WIFE is dilluded and absurdly entitled. Oh my hubby's ass isn't capable, gay little bro, step right up! Wtf?

I guess banging an 18 year old would be fun but I'm guessing she can find another one to fuck more easily than she could escape the scorched earth of her reputation should her mentor find out.

Official declaration of love or no, is it a great plan to move across the country with a significant other of less than a year with whom you've never fought? I don't think so but I also don't think it would be smart to move in under such circumstances and they've done that-with apparent success so wtf do I know? Since things seem to be working, realize that what he does is and always will be far more important than what he says. If he treats you with love and tenderness I would guess the words will follow. Best of luck.
17
That SON knows that her boss's son is horny doesn't strike me as odd. Most 18 year old boys are. That she knows he has some seriously unexplored kinks indicates that a line has already been crossed. How exactly did this subject come up?

Taking a younger employee under your wing as a mentee is a wonderful thing. Inviting her over to your house on occasion also seems appropriate. But this boss & wife pair have invited their young protege into their home often enough and put her together with their son often enough that SON is thinking about the son in sexual terms. How exactly did that happen? What sort of sexual kinks are there that most 18 year old girls aren't interested in but that one random 23 year old is? Again, this indicates that a line has already been crossed.

A normal mentor/mentee relationship, even a close one, doesn't normally come to this. Normally a boss will invite his mentee over to the house on the occasional holiday or perhaps for the office Christmas party. Normally, introductions are made to the boss's family, hands are shook, and there's a little small talk. The rest of the mentoring takes place in a business context.

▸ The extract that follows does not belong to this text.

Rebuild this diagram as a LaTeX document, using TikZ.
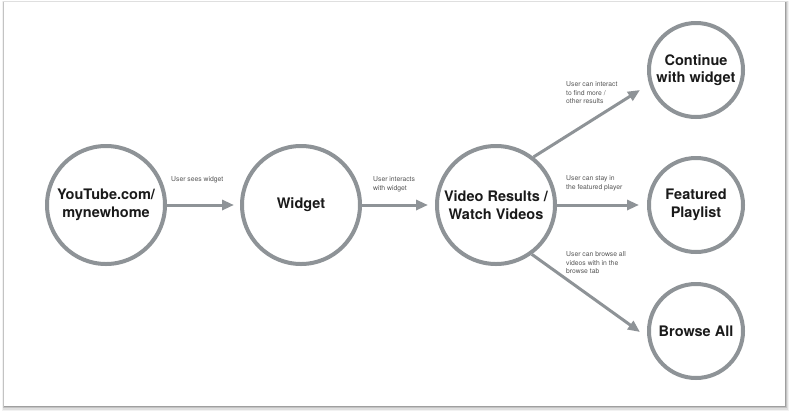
\documentclass[tikz,border=0pt]{standalone}
\usepackage{fontspec}
\setmainfont{TeX Gyre Heros}
\usetikzlibrary{arrows.meta}
\definecolor{ringgray}{HTML}{8E9397}
\definecolor{labelgray}{HTML}{555555}
\definecolor{titleink}{HTML}{1A1A1A}
\tikzset{
  bigstate/.style={circle, draw=ringgray, line width=4pt, minimum size=118pt, inner sep=0pt,
    align=center, text=titleink, font=\fontsize{14.5}{17.5}\selectfont\bfseries},
  smallstate/.style={bigstate, minimum size=94pt},
  flow/.style={draw=ringgray, line width=3pt, -{Triangle[length=12pt,width=10pt]}},
  note/.style={anchor=north west, inner sep=0pt, align=left, text=labelgray,
    font=\fontsize{6.8}{8.6}\selectfont}
}
\begin{document}
\begin{tikzpicture}[x=1pt,y=-1pt]
\useasboundingbox (0,0) rectangle (789,413);
\fill[white] (0,0) rectangle (789,413);
% card shadow
\foreach \o/\op in {4/0.05,3/0.08,2/0.12,1/0.18}{
  \fill[black,opacity=\op] (4-\o*0.4,2-\o*0.2) rectangle (785+\o,406+\o*1.2);
}
\fill[white] (4,2) rectangle (785,406);

\node[bigstate] (yt) at (106,205) {YouTube.com/\\mynewhome};
\node[bigstate] (wg) at (301,205) {Widget};
\node[bigstate] (vr) at (496,205) {Video Results /\\Watch Videos};
\node[smallstate] (cw) at (696,70) {Continue\\with widget};
\node[smallstate] (fp) at (696,205) {Featured\\Playlist};
\node[smallstate] (ba) at (696,331) {Browse All};

\coordinate (cwtip) at (640,90);
\coordinate (batip) at (640,332);

\draw[flow, shorten >=6pt] (yt) -- (wg);
\draw[flow, shorten >=7pt] (wg) -- (vr);
\draw[flow] (vr.52) -- (cwtip);
\draw[flow, shorten >=8pt] (vr) -- (fp);
\draw[flow] (vr.-54) -- (batip);

\node[note] (n1) at (171,176.3) {User sees widget};
\node[note] (n2) at (373,176.3) {User interacts\\with widget};
\node[note] (n3) at (566,81.3) {User can interact\\to find more /\\other results};
\node[note] (n4) at (566,175.3) {User can stay in\\the featured player};
\node[note] (n5) at (566,251.3) {User can browse all\\videos with in the\\browse tab};
\end{tikzpicture}
\end{document}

When I first read the letter, I jumped to the conclusion that SON was crazy to consider such a thing for all the reasons mentioned above. Now I believe SON is crazy to consider such a thing, AND she should draw away from the kind of creepy closeness her boss seems to be fostering.
18
Just a note for HNU - my girlfriend and I have been together a few years now. We don't live together.

We have never said the love word. Frankly, it's not something either of us are terribly comfortable with. Instead, we say "I like you." A lot. All the time. And this works for me because I think you can love someone without liking them. I think love can easily be taken for granted. But reminding your significant other that you genuinely like them and enjoy being around them...that is much more satisfying to me.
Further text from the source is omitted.